When creating and marketing, define your audience and purpose carefully. “This is a that does for __ (target user).”
(Shortform note: Perennial Seller is light on how to actually do the core thing of creating a good product. This is likely too domain-specific and taste-based to really codify into rules.)
Marketing is then about finding your target users and ways to reach them.
Every new user has an activation barrier to trying your product - money, time, energy, mental, opportunity, social cost. Your goal is to lower this barrier as much as possible, so they try your product and have a chance to see the value.
Assume: “Nobody cares about what I’ve made. They don’t know what it is. They can easily do without my work.” Humility works harder than ego.
When trying to reach users/influencers/journalists, always think, “what’s in it for them?”
Once you create one great work, what do you do? Create another.
The ideal situation to have is a loyal following of people who love your work and will buy every single thing you produce.
How do you create something that lasts for 10 years? This is a question most advice today don’t dare to ask. The Top “thought leaders” and experts are focused on shortcuts to success - social media marketing, raising capital, hacking bestseller lists, chasing today’s trends.
As a creator, longevity is worth aiming for. Having a perennial seller maintains your influence over years, possibly decades.
Perennial sellers are the kinds of products we return to over and over again; that we recommend to others, even if they’re no longer trendy.
The book gives these examples as perennial sellers:
Every day something lasts, the chances that it will continue to last increase (this is known as the Lindy effect).
Perennial Seller is an attempt to codify the process of creating things that stand the test of time. Is there a common creative mindset? How does it differ from work that’s popular one day and gone the next? How do you capture an audience, build a platform, and develop marketing channels that endure?
Perennial Seller begins with qualities of an effective creative process, and expectations to have as a creator.
Examine your motivation for creating. Ideally, it should be because you’re burning to solve a problem; have something you desperately need to say; believe the world will be better for it; seeing someone else take and enjoy your work; to do something meaningful.
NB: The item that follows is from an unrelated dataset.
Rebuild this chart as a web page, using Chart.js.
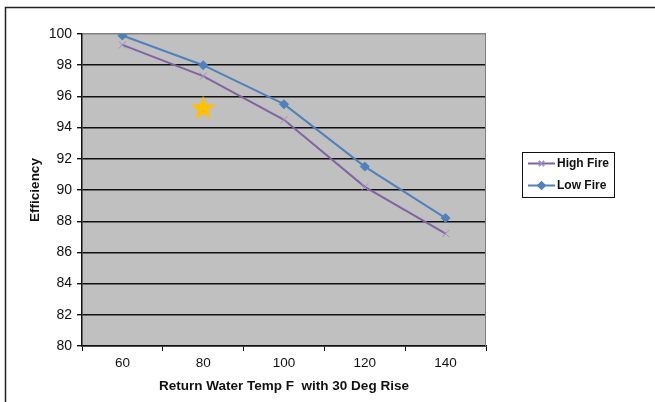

It should be your calling. You should need to do this - you can’t not.
Why is this important? Creating inevitably brings setbacks and crushed expectations. You will have existential crises: “Is this even worth it anymore?” Wanting to be rich or famous aren’t enough to push you out of the valley of despair. Other people competing against you are driven by a need to create, and they will push past you if you don’t feel the same way.
Making great work is incredibly hard. It must be your primary focus. You will have to endure sacrifices. But from sacrifice comes meaning.
Continuing to produce good work is like a marathon in which you cross the finish line, then you get picked up and walked back to the starting line and you have to do the whole thing over again.
If this isn’t the kind of drive you feel you have, or it sounds unpleasant, then it might make sense to quit right now. Not everyone is destined for creating timeless works. It’s better to realize now that you don’t want to do it and close off that path, than to spend years pining for it and incorrectly wishing for what could have been.
Creating a perennial seller is about creating an amazing product, NOT about marketing. To create an enduring work, you have to love the process of creating a great product, not just focus on marketing and sales.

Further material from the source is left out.